I think what are you seeking is systems with the stronger notion of zero-knowledge with auxiliary input¹, which states that
"no matter which additional input is given to the verifier before the interaction with the prover, the interaction does not help the verifier learn anything at all that he could not have learnt by himself given the same additional input".²
(The additional input considering your scenario would be the information in you got in previous proofs)
1: Y. Oren, "On the cunning power of cheating verifiers: Some observations about zero knowledge proofs," 28th Annual Symposium on Foundations of Computer Science (sfcs 1987), Los Angeles, CA, USA, 1987, pp. 462-471.
2: Brassard, Gilles, and Claude Crepeau. "Sorting out zero-knowledge." Advances in Cryptology—EUROCRYPT’89: Workshop on the Theory and Application of Cryptographic Techniques Houthalen, Belgium, April 10–13, 1989 Proceedings 8. Springer Berlin Heidelberg, 1990.
Regarding your comment "But does it make sense to keep calling them "zero knowledge proofs" then? It feels misleading."

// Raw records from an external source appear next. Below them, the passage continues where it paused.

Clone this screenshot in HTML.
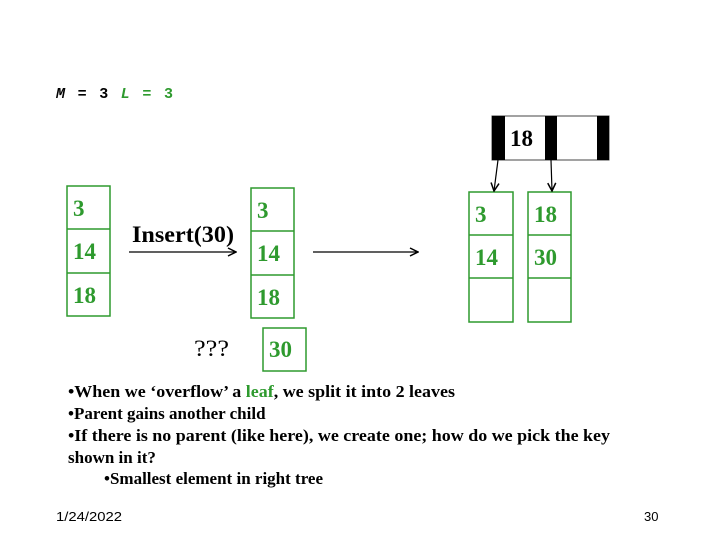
<!DOCTYPE html>
<html><head><style>body{margin:0;background:#fff}</style></head><body>
<svg width="720" height="540" xmlns="http://www.w3.org/2000/svg" style="display:block">
<defs><marker id="a" markerWidth="10" markerHeight="10" refX="9" refY="5" orient="auto" markerUnits="userSpaceOnUse"><path d="M1,1 L9,5 L1,9" fill="none" stroke="#000" stroke-width="1.5"/></marker></defs>
<text x="56" y="98" font-family="Liberation Mono" font-size="15" font-weight="bold" textLength="117" lengthAdjust="spacing"><tspan font-style="italic">M</tspan> = 3 <tspan fill="#2e9a2e"><tspan font-style="italic">L</tspan> = 3</tspan></text>
<g fill="#fff" stroke="#2e9a2e" stroke-width="1.5">
<rect x="67" y="186" width="43" height="130"/><line x1="67" y1="229" x2="110" y2="229"/><line x1="67" y1="273" x2="110" y2="273"/>
<rect x="251" y="188" width="43" height="130"/><line x1="251" y1="231" x2="294" y2="231"/><line x1="251" y1="275" x2="294" y2="275"/>
<rect x="469" y="192" width="44" height="130"/><line x1="469" y1="235" x2="513" y2="235"/><line x1="469" y1="278" x2="513" y2="278"/>
<rect x="528" y="192" width="43" height="130"/><line x1="528" y1="235" x2="571" y2="235"/><line x1="528" y1="278" x2="571" y2="278"/>
<rect x="263" y="328" width="43" height="43"/>
</g>
<g font-family="Liberation Serif" font-size="23" font-weight="bold" fill="#2e9a2e">
<text x="73" y="216">3</text><text x="73" y="259">14</text><text x="73" y="303">18</text>
<text x="257" y="218">3</text><text x="257" y="261">14</text><text x="257" y="305">18</text>
<text x="475" y="222">3</text><text x="475" y="265">14</text>
<text x="534" y="222">18</text><text x="534" y="265">30</text>
<text x="269" y="357">30</text>
</g>
<rect x="492" y="116" width="117" height="44" fill="#fff" stroke="#444" stroke-width="1"/>
<rect x="492" y="116" width="13" height="44" fill="#000"/><rect x="545" y="116" width="12" height="44" fill="#000"/><rect x="597" y="116" width="12" height="44" fill="#000"/>
<text x="510" y="146" font-family="Liberation Serif" font-size="23" font-weight="bold">18</text>
<line x1="498" y1="160" x2="494" y2="191" stroke="#000" stroke-width="1.2" marker-end="url(#a)"/>
<line x1="551" y1="160" x2="552" y2="191" stroke="#000" stroke-width="1.2" marker-end="url(#a)"/>
<line x1="129" y1="252" x2="236" y2="252" stroke="#000" stroke-width="1.2" marker-end="url(#a)"/>
<line x1="313" y1="252" x2="418" y2="252" stroke="#000" stroke-width="1.2" marker-end="url(#a)"/>
<text x="132" y="242" font-family="Liberation Serif" font-size="23" font-weight="bold" textLength="102" lengthAdjust="spacingAndGlyphs">Insert(30)</text>
<text x="194" y="356" font-family="Liberation Serif" font-size="23" textLength="35" lengthAdjust="spacingAndGlyphs">???</text>
<g font-family="Liberation Serif" font-size="17" font-weight="bold">
<text x="68" y="397" textLength="387" lengthAdjust="spacingAndGlyphs">•When we ‘overflow’ a <tspan fill="#2e9a2e">leaf</tspan>, we split it into 2 leaves</text>
<text x="68" y="419">•Parent gains another child</text>
<text x="68" y="441" textLength="542" lengthAdjust="spacingAndGlyphs">•If there is no parent (like here), we create one; how do we pick the key</text>
<text x="68" y="463">shown in it?</text>
<text x="104" y="484">•Smallest element in right tree</text>
</g>
<text x="56" y="521" font-family="Liberation Sans" font-size="13" textLength="66" lengthAdjust="spacingAndGlyphs">1/24/2022</text>
<text x="644" y="521" font-family="Liberation Sans" font-size="13">30</text>
</svg>
</body></html>
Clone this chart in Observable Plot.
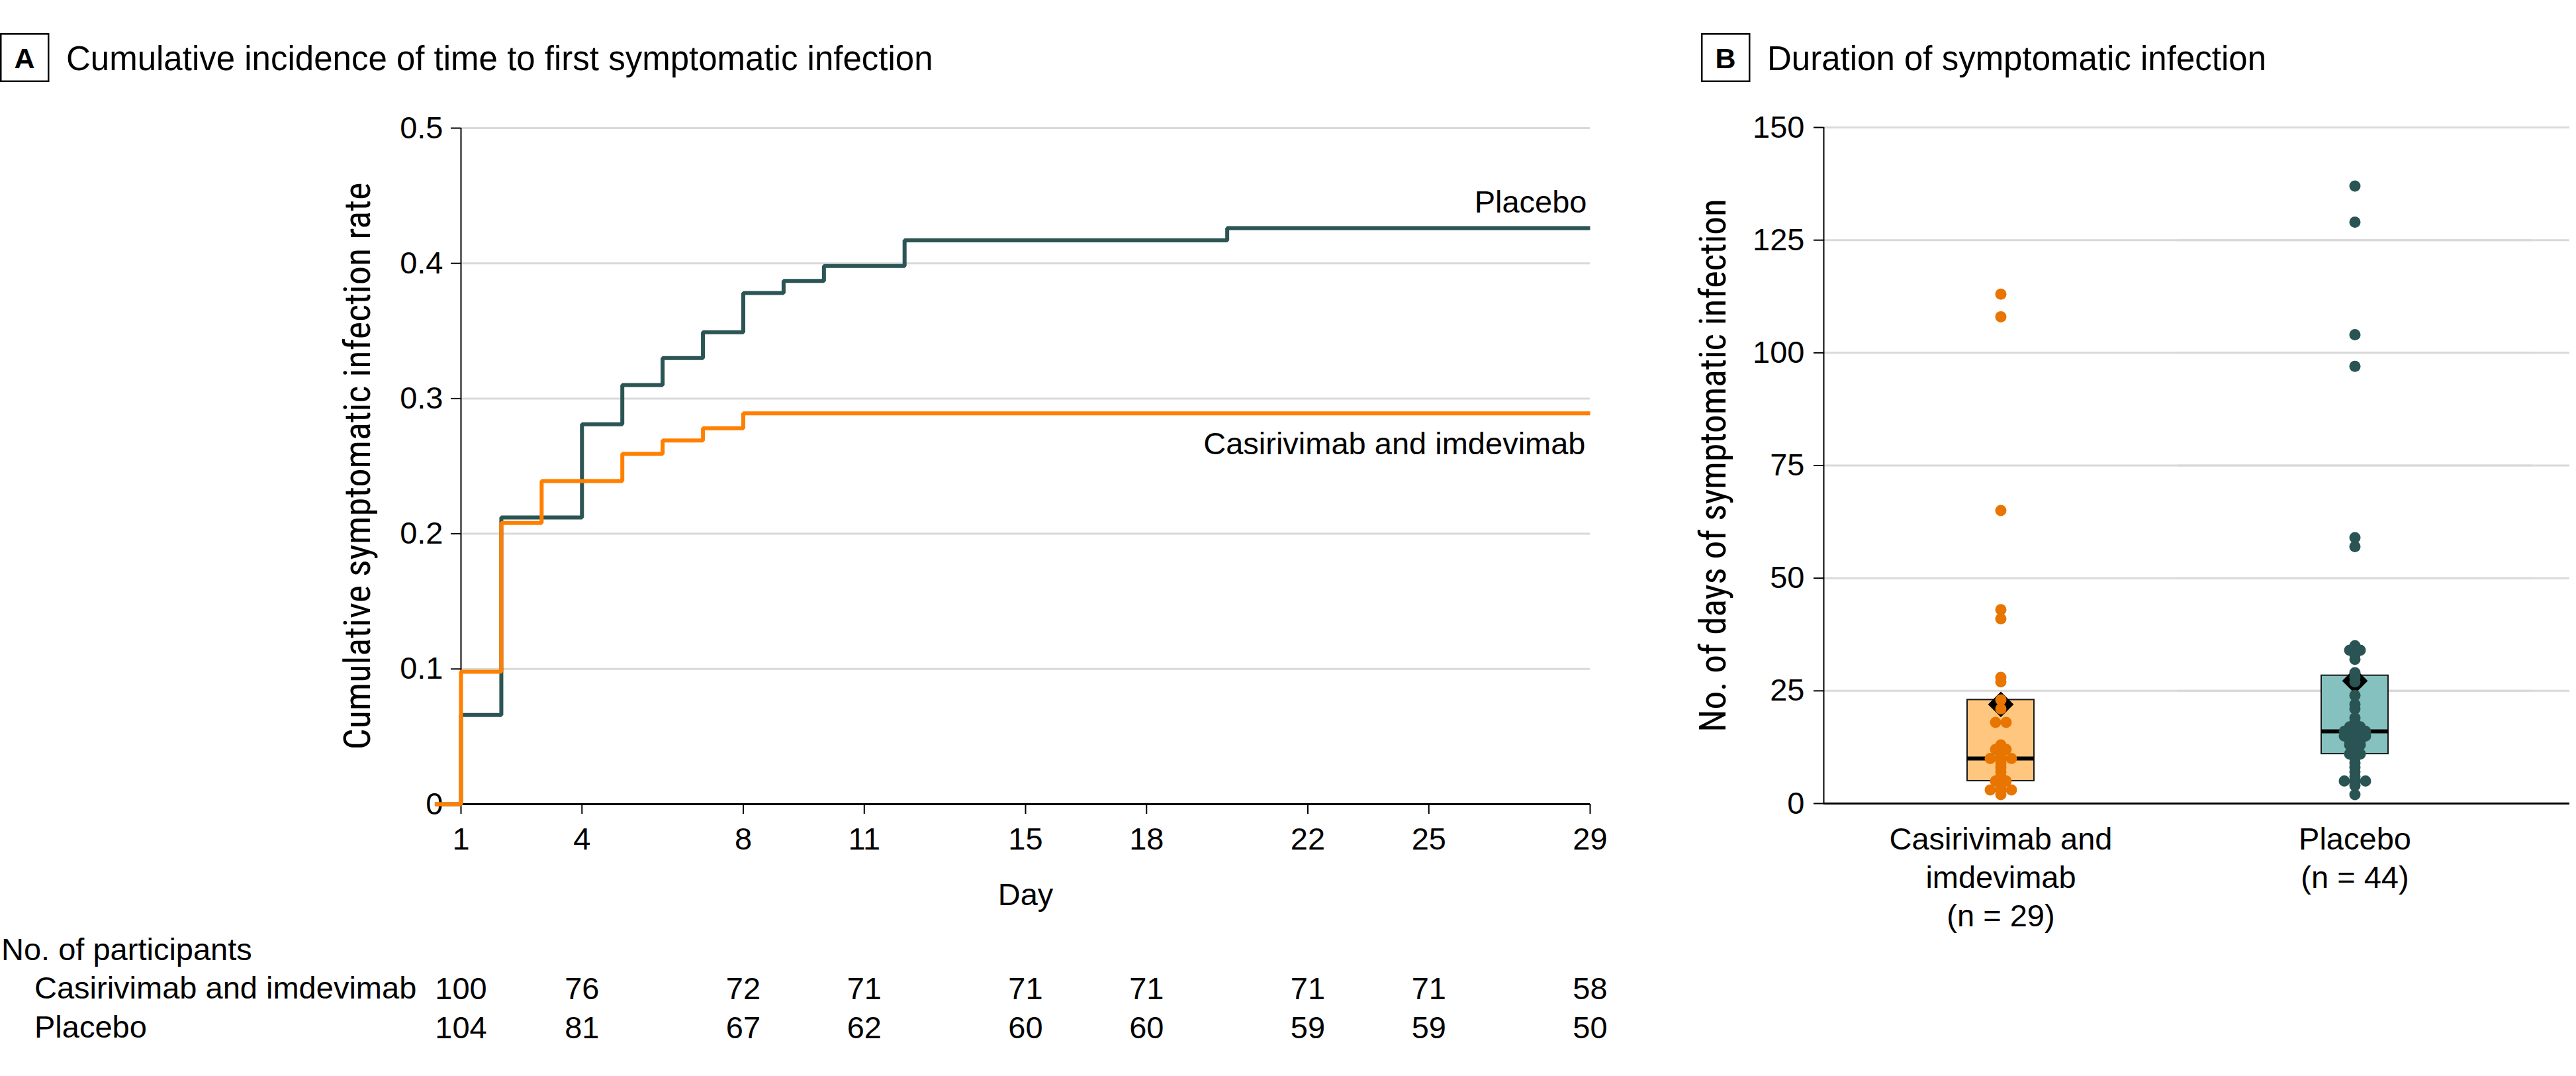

This question was also raised by Feige, Fiat and Shamir in their paper "Zero-knowledge proofs of identity". There, they call what you refer as ZK proof as a ZK proof of assertion, and they propose a definition of ZK where the prover prove that he knows the status of an information I with respect to a language L instead of proving that I belongs to L. In their own words:
As a motivating (but technically inaccurate) example, consider a prover A who
wants to prove to a skeptical B that he has settled Fermat's last theorem. With the type of proof introduced in this paper, A can convince B that he is a mathematical superstar without telling B anything new about the problem--not even whether he has found a proof or a counterexampte!
On the same vein, Galil, Haber and Yung also suggested that ZK proofs should be termed instead as proofs of minimum knowledge, meaning that they only reveal what is necessary for them to fulfill their intended purpose.